TASK GOAL: Return the listing below exactly, with the pictures dropped.

** Begin COLLECTED DATA **

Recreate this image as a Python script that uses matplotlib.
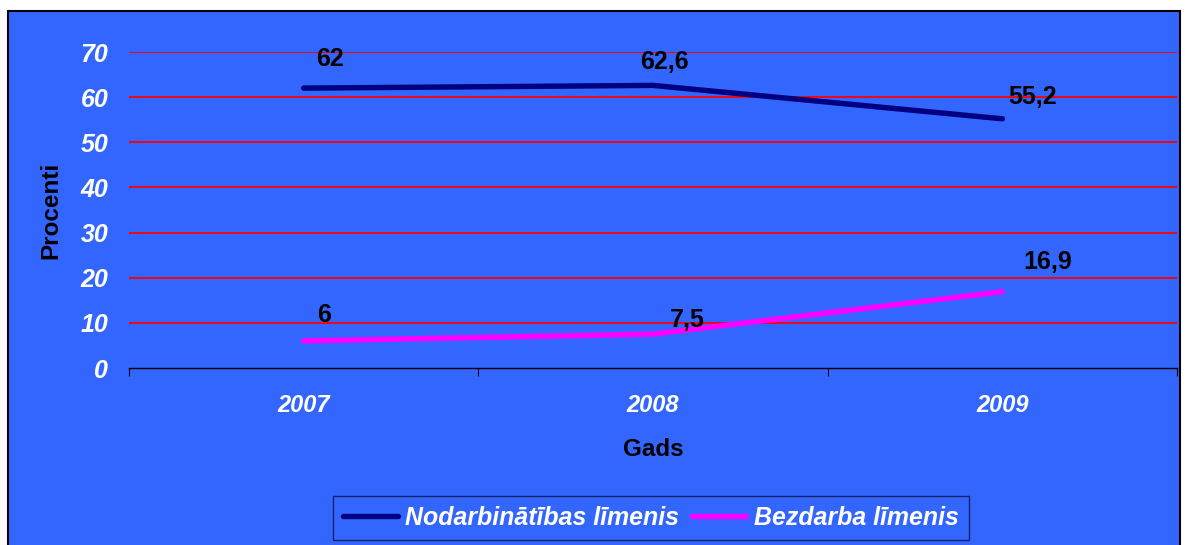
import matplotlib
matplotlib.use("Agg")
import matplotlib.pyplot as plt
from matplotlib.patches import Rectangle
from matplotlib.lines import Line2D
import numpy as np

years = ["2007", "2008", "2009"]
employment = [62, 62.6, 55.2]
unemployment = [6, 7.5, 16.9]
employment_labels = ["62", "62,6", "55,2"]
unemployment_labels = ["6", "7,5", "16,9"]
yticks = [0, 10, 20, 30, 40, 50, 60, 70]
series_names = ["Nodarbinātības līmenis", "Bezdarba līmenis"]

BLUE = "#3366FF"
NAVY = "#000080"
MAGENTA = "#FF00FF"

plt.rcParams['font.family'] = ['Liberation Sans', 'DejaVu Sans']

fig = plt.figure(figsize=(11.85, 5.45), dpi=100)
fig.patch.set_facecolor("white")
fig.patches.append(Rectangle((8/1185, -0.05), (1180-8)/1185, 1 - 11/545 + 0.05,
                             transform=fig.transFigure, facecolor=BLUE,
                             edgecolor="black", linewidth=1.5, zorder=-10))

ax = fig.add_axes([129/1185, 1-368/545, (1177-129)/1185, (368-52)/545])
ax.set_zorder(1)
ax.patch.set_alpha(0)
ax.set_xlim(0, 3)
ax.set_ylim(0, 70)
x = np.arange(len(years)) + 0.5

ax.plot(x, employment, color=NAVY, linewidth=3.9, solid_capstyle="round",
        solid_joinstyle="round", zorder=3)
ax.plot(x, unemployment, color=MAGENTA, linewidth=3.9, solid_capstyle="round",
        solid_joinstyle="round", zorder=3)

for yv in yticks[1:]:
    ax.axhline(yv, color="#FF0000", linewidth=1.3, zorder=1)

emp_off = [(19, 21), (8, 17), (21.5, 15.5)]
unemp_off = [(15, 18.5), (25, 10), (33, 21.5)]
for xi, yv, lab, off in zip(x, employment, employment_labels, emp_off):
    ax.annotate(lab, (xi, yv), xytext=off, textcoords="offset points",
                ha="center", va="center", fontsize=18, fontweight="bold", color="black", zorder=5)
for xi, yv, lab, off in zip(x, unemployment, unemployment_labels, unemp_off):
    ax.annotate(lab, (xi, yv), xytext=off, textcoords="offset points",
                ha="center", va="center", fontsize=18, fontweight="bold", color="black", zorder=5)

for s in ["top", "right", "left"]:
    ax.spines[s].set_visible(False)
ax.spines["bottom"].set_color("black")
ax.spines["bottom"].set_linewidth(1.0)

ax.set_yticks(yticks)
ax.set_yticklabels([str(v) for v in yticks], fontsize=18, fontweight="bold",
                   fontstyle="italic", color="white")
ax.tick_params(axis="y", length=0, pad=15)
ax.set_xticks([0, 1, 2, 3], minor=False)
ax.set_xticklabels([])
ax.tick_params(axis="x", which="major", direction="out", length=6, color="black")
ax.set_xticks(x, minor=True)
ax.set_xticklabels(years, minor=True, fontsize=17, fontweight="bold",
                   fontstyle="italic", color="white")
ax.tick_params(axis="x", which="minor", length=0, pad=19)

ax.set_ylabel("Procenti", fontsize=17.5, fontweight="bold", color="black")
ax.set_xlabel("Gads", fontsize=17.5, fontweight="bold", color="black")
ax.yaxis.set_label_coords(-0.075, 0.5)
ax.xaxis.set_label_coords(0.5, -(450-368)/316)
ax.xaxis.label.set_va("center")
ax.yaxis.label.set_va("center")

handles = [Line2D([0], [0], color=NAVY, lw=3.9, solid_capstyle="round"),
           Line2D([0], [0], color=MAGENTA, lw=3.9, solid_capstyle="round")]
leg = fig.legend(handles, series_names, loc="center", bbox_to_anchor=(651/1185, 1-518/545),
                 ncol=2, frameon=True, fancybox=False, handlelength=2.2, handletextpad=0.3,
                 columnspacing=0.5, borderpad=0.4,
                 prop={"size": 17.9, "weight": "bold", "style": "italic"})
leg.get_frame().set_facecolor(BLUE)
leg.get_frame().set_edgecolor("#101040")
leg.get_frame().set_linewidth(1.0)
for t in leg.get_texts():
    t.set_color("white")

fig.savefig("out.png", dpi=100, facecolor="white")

** End COLLECTED DATA **

CORRECT OUTPUT:
Recreate this image as a Python script that uses matplotlib.
import matplotlib
matplotlib.use("Agg")
import matplotlib.pyplot as plt
from matplotlib.patches import Rectangle
from matplotlib.lines import Line2D
import numpy as np

years = ["2007", "2008", "2009"]
employment = [62, 62.6, 55.2]
unemployment = [6, 7.5, 16.9]
employment_labels = ["62", "62,6", "55,2"]
unemployment_labels = ["6", "7,5", "16,9"]
yticks = [0, 10, 20, 30, 40, 50, 60, 70]
series_names = ["Nodarbinātības līmenis", "Bezdarba līmenis"]

BLUE = "#3366FF"
NAVY = "#000080"
MAGENTA = "#FF00FF"

plt.rcParams['font.family'] = ['Liberation Sans', 'DejaVu Sans']

fig = plt.figure(figsize=(11.85, 5.45), dpi=100)
fig.patch.set_facecolor("white")
fig.patches.append(Rectangle((8/1185, -0.05), (1180-8)/1185, 1 - 11/545 + 0.05,
                             transform=fig.transFigure, facecolor=BLUE,
                             edgecolor="black", linewidth=1.5, zorder=-10))

ax = fig.add_axes([129/1185, 1-368/545, (1177-129)/1185, (368-52)/545])
ax.set_zorder(1)
ax.patch.set_alpha(0)
ax.set_xlim(0, 3)
ax.set_ylim(0, 70)
x = np.arange(len(years)) + 0.5

ax.plot(x, employment, color=NAVY, linewidth=3.9, solid_capstyle="round",
        solid_joinstyle="round", zorder=3)
ax.plot(x, unemployment, color=MAGENTA, linewidth=3.9, solid_capstyle="round",
        solid_joinstyle="round", zorder=3)

for yv in yticks[1:]:
    ax.axhline(yv, color="#FF0000", linewidth=1.3, zorder=1)

emp_off = [(19, 21), (8, 17), (21.5, 15.5)]
unemp_off = [(15, 18.5), (25, 10), (33, 21.5)]
for xi, yv, lab, off in zip(x, employment, employment_labels, emp_off):
    ax.annotate(lab, (xi, yv), xytext=off, textcoords="offset points",
                ha="center", va="center", fontsize=18, fontweight="bold", color="black", zorder=5)
for xi, yv, lab, off in zip(x, unemployment, unemployment_labels, unemp_off):
    ax.annotate(lab, (xi, yv), xytext=off, textcoords="offset points",
                ha="center", va="center", fontsize=18, fontweight="bold", color="black", zorder=5)

for s in ["top", "right", "left"]:
    ax.spines[s].set_visible(False)
ax.spines["bottom"].set_color("black")
ax.spines["bottom"].set_linewidth(1.0)

ax.set_yticks(yticks)
ax.set_yticklabels([str(v) for v in yticks], fontsize=18, fontweight="bold",
                   fontstyle="italic", color="white")
ax.tick_params(axis="y", length=0, pad=15)
ax.set_xticks([0, 1, 2, 3], minor=False)
ax.set_xticklabels([])
ax.tick_params(axis="x", which="major", direction="out", length=6, color="black")
ax.set_xticks(x, minor=True)
ax.set_xticklabels(years, minor=True, fontsize=17, fontweight="bold",
                   fontstyle="italic", color="white")
ax.tick_params(axis="x", which="minor", length=0, pad=19)

ax.set_ylabel("Procenti", fontsize=17.5, fontweight="bold", color="black")
ax.set_xlabel("Gads", fontsize=17.5, fontweight="bold", color="black")
ax.yaxis.set_label_coords(-0.075, 0.5)
ax.xaxis.set_label_coords(0.5, -(450-368)/316)
ax.xaxis.label.set_va("center")
ax.yaxis.label.set_va("center")

handles = [Line2D([0], [0], color=NAVY, lw=3.9, solid_capstyle="round"),
           Line2D([0], [0], color=MAGENTA, lw=3.9, solid_capstyle="round")]
leg = fig.legend(handles, series_names, loc="center", bbox_to_anchor=(651/1185, 1-518/545),
                 ncol=2, frameon=True, fancybox=False, handlelength=2.2, handletextpad=0.3,
                 columnspacing=0.5, borderpad=0.4,
                 prop={"size": 17.9, "weight": "bold", "style": "italic"})
leg.get_frame().set_facecolor(BLUE)
leg.get_frame().set_edgecolor("#101040")
leg.get_frame().set_linewidth(1.0)
for t in leg.get_texts():
    t.set_color("white")

fig.savefig("out.png", dpi=100, facecolor="white")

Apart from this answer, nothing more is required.